AIM: Could every line of the data be printed exactly as it reads?

_ _ _ _ _ _ _

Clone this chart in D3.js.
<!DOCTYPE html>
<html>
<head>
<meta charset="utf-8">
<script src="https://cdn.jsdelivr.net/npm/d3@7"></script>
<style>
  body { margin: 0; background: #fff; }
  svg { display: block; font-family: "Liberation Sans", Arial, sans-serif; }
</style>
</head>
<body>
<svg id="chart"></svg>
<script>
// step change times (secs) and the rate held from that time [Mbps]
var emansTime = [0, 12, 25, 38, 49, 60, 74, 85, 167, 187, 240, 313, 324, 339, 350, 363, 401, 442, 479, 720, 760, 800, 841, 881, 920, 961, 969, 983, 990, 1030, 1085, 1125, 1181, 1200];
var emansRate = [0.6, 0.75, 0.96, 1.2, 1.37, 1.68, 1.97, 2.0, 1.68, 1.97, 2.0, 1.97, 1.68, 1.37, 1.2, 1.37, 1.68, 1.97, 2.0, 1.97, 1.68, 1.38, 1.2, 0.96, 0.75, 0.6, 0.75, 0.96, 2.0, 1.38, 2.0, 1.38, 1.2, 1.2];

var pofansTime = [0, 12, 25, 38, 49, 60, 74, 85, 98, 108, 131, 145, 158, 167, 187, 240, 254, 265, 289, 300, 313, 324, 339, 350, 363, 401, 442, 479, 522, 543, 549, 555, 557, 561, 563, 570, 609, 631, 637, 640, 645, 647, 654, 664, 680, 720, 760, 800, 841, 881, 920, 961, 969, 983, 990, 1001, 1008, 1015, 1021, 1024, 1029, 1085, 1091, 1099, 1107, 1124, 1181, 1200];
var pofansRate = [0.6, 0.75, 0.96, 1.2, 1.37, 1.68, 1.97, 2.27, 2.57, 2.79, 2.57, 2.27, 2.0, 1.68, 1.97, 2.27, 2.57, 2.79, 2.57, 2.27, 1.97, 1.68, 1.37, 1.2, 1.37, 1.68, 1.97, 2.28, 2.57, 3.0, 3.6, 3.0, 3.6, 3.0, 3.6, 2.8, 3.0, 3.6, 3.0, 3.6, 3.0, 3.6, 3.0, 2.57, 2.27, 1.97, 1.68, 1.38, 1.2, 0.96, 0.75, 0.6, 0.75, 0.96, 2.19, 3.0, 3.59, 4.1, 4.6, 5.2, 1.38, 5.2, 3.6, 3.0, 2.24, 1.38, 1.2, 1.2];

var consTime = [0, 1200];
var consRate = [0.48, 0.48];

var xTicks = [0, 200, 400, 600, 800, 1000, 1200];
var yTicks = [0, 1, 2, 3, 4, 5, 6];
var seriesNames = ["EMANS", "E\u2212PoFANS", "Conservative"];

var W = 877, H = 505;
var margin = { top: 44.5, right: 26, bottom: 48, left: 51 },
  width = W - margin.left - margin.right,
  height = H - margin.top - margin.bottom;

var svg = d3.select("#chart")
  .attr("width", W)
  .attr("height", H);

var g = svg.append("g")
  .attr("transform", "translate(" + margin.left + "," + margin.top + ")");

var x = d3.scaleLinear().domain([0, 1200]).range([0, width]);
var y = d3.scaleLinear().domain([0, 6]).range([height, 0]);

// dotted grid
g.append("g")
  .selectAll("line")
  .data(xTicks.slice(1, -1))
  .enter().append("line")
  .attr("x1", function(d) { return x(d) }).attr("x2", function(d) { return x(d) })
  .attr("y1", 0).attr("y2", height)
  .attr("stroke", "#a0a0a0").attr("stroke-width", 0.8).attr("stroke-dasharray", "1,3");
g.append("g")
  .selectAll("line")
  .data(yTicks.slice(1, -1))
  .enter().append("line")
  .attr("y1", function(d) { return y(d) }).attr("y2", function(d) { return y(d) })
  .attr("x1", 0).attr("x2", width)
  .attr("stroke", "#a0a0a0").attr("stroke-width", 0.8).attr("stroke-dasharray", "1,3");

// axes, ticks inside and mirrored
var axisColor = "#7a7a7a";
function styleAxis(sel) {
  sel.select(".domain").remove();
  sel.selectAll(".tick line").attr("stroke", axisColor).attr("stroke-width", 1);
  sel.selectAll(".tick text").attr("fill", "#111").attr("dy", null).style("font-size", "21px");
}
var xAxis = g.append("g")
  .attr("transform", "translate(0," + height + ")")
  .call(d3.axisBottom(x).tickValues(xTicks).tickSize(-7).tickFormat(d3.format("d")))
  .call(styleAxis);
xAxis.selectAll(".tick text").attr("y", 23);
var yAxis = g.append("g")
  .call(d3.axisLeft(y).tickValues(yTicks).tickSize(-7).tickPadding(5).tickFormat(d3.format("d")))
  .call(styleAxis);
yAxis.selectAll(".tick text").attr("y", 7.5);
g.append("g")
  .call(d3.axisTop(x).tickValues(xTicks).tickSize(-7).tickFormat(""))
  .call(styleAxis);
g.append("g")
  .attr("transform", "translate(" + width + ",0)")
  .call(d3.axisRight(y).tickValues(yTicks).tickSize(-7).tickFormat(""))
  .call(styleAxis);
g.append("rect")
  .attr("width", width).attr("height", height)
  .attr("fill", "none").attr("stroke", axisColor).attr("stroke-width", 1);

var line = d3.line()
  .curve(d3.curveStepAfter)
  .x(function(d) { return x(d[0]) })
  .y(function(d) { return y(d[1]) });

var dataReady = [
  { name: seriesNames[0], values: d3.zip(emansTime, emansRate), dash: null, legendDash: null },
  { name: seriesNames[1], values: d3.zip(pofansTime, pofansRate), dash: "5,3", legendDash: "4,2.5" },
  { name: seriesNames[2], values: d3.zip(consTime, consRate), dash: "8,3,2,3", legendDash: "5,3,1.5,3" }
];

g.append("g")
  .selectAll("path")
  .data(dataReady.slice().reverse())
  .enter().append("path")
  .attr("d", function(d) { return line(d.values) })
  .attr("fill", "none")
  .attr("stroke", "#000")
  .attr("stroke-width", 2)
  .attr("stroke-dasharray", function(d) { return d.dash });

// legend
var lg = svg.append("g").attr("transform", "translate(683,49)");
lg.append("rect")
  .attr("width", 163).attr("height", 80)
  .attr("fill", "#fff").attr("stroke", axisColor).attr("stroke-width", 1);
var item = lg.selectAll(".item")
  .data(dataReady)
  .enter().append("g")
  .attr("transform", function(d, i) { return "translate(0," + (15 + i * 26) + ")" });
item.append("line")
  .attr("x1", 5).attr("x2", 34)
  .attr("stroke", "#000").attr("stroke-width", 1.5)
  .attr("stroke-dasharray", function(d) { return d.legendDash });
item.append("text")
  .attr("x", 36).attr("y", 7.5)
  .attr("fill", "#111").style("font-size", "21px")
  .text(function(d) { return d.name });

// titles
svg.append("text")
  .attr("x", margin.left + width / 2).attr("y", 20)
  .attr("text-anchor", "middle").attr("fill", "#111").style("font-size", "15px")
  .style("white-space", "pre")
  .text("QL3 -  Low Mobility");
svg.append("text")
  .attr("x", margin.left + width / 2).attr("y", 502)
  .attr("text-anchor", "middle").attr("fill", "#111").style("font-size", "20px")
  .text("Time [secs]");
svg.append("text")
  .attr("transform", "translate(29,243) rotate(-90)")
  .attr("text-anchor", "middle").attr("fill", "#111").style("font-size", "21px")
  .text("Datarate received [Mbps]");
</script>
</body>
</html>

_ _ _ _ _ _ _

SOLUTION TO THIS PROBLEM:
Clone this chart in D3.js.
<!DOCTYPE html>
<html>
<head>
<meta charset="utf-8">
<script src="https://cdn.jsdelivr.net/npm/d3@7"></script>
<style>
  body { margin: 0; background: #fff; }
  svg { display: block; font-family: "Liberation Sans", Arial, sans-serif; }
</style>
</head>
<body>
<svg id="chart"></svg>
<script>
// step change times (secs) and the rate held from that time [Mbps]
var emansTime = [0, 12, 25, 38, 49, 60, 74, 85, 167, 187, 240, 313, 324, 339, 350, 363, 401, 442, 479, 720, 760, 800, 841, 881, 920, 961, 969, 983, 990, 1030, 1085, 1125, 1181, 1200];
var emansRate = [0.6, 0.75, 0.96, 1.2, 1.37, 1.68, 1.97, 2.0, 1.68, 1.97, 2.0, 1.97, 1.68, 1.37, 1.2, 1.37, 1.68, 1.97, 2.0, 1.97, 1.68, 1.38, 1.2, 0.96, 0.75, 0.6, 0.75, 0.96, 2.0, 1.38, 2.0, 1.38, 1.2, 1.2];

var pofansTime = [0, 12, 25, 38, 49, 60, 74, 85, 98, 108, 131, 145, 158, 167, 187, 240, 254, 265, 289, 300, 313, 324, 339, 350, 363, 401, 442, 479, 522, 543, 549, 555, 557, 561, 563, 570, 609, 631, 637, 640, 645, 647, 654, 664, 680, 720, 760, 800, 841, 881, 920, 961, 969, 983, 990, 1001, 1008, 1015, 1021, 1024, 1029, 1085, 1091, 1099, 1107, 1124, 1181, 1200];
var pofansRate = [0.6, 0.75, 0.96, 1.2, 1.37, 1.68, 1.97, 2.27, 2.57, 2.79, 2.57, 2.27, 2.0, 1.68, 1.97, 2.27, 2.57, 2.79, 2.57, 2.27, 1.97, 1.68, 1.37, 1.2, 1.37, 1.68, 1.97, 2.28, 2.57, 3.0, 3.6, 3.0, 3.6, 3.0, 3.6, 2.8, 3.0, 3.6, 3.0, 3.6, 3.0, 3.6, 3.0, 2.57, 2.27, 1.97, 1.68, 1.38, 1.2, 0.96, 0.75, 0.6, 0.75, 0.96, 2.19, 3.0, 3.59, 4.1, 4.6, 5.2, 1.38, 5.2, 3.6, 3.0, 2.24, 1.38, 1.2, 1.2];

var consTime = [0, 1200];
var consRate = [0.48, 0.48];

var xTicks = [0, 200, 400, 600, 800, 1000, 1200];
var yTicks = [0, 1, 2, 3, 4, 5, 6];
var seriesNames = ["EMANS", "E\u2212PoFANS", "Conservative"];

var W = 877, H = 505;
var margin = { top: 44.5, right: 26, bottom: 48, left: 51 },
  width = W - margin.left - margin.right,
  height = H - margin.top - margin.bottom;

var svg = d3.select("#chart")
  .attr("width", W)
  .attr("height", H);

var g = svg.append("g")
  .attr("transform", "translate(" + margin.left + "," + margin.top + ")");

var x = d3.scaleLinear().domain([0, 1200]).range([0, width]);
var y = d3.scaleLinear().domain([0, 6]).range([height, 0]);

// dotted grid
g.append("g")
  .selectAll("line")
  .data(xTicks.slice(1, -1))
  .enter().append("line")
  .attr("x1", function(d) { return x(d) }).attr("x2", function(d) { return x(d) })
  .attr("y1", 0).attr("y2", height)
  .attr("stroke", "#a0a0a0").attr("stroke-width", 0.8).attr("stroke-dasharray", "1,3");
g.append("g")
  .selectAll("line")
  .data(yTicks.slice(1, -1))
  .enter().append("line")
  .attr("y1", function(d) { return y(d) }).attr("y2", function(d) { return y(d) })
  .attr("x1", 0).attr("x2", width)
  .attr("stroke", "#a0a0a0").attr("stroke-width", 0.8).attr("stroke-dasharray", "1,3");

// axes, ticks inside and mirrored
var axisColor = "#7a7a7a";
function styleAxis(sel) {
  sel.select(".domain").remove();
  sel.selectAll(".tick line").attr("stroke", axisColor).attr("stroke-width", 1);
  sel.selectAll(".tick text").attr("fill", "#111").attr("dy", null).style("font-size", "21px");
}
var xAxis = g.append("g")
  .attr("transform", "translate(0," + height + ")")
  .call(d3.axisBottom(x).tickValues(xTicks).tickSize(-7).tickFormat(d3.format("d")))
  .call(styleAxis);
xAxis.selectAll(".tick text").attr("y", 23);
var yAxis = g.append("g")
  .call(d3.axisLeft(y).tickValues(yTicks).tickSize(-7).tickPadding(5).tickFormat(d3.format("d")))
  .call(styleAxis);
yAxis.selectAll(".tick text").attr("y", 7.5);
g.append("g")
  .call(d3.axisTop(x).tickValues(xTicks).tickSize(-7).tickFormat(""))
  .call(styleAxis);
g.append("g")
  .attr("transform", "translate(" + width + ",0)")
  .call(d3.axisRight(y).tickValues(yTicks).tickSize(-7).tickFormat(""))
  .call(styleAxis);
g.append("rect")
  .attr("width", width).attr("height", height)
  .attr("fill", "none").attr("stroke", axisColor).attr("stroke-width", 1);

var line = d3.line()
  .curve(d3.curveStepAfter)
  .x(function(d) { return x(d[0]) })
  .y(function(d) { return y(d[1]) });

var dataReady = [
  { name: seriesNames[0], values: d3.zip(emansTime, emansRate), dash: null, legendDash: null },
  { name: seriesNames[1], values: d3.zip(pofansTime, pofansRate), dash: "5,3", legendDash: "4,2.5" },
  { name: seriesNames[2], values: d3.zip(consTime, consRate), dash: "8,3,2,3", legendDash: "5,3,1.5,3" }
];

g.append("g")
  .selectAll("path")
  .data(dataReady.slice().reverse())
  .enter().append("path")
  .attr("d", function(d) { return line(d.values) })
  .attr("fill", "none")
  .attr("stroke", "#000")
  .attr("stroke-width", 2)
  .attr("stroke-dasharray", function(d) { return d.dash });

// legend
var lg = svg.append("g").attr("transform", "translate(683,49)");
lg.append("rect")
  .attr("width", 163).attr("height", 80)
  .attr("fill", "#fff").attr("stroke", axisColor).attr("stroke-width", 1);
var item = lg.selectAll(".item")
  .data(dataReady)
  .enter().append("g")
  .attr("transform", function(d, i) { return "translate(0," + (15 + i * 26) + ")" });
item.append("line")
  .attr("x1", 5).attr("x2", 34)
  .attr("stroke", "#000").attr("stroke-width", 1.5)
  .attr("stroke-dasharray", function(d) { return d.legendDash });
item.append("text")
  .attr("x", 36).attr("y", 7.5)
  .attr("fill", "#111").style("font-size", "21px")
  .text(function(d) { return d.name });

// titles
svg.append("text")
  .attr("x", margin.left + width / 2).attr("y", 20)
  .attr("text-anchor", "middle").attr("fill", "#111").style("font-size", "15px")
  .style("white-space", "pre")
  .text("QL3 -  Low Mobility");
svg.append("text")
  .attr("x", margin.left + width / 2).attr("y", 502)
  .attr("text-anchor", "middle").attr("fill", "#111").style("font-size", "20px")
  .text("Time [secs]");
svg.append("text")
  .attr("transform", "translate(29,243) rotate(-90)")
  .attr("text-anchor", "middle").attr("fill", "#111").style("font-size", "21px")
  .text("Datarate received [Mbps]");
</script>
</body>
</html>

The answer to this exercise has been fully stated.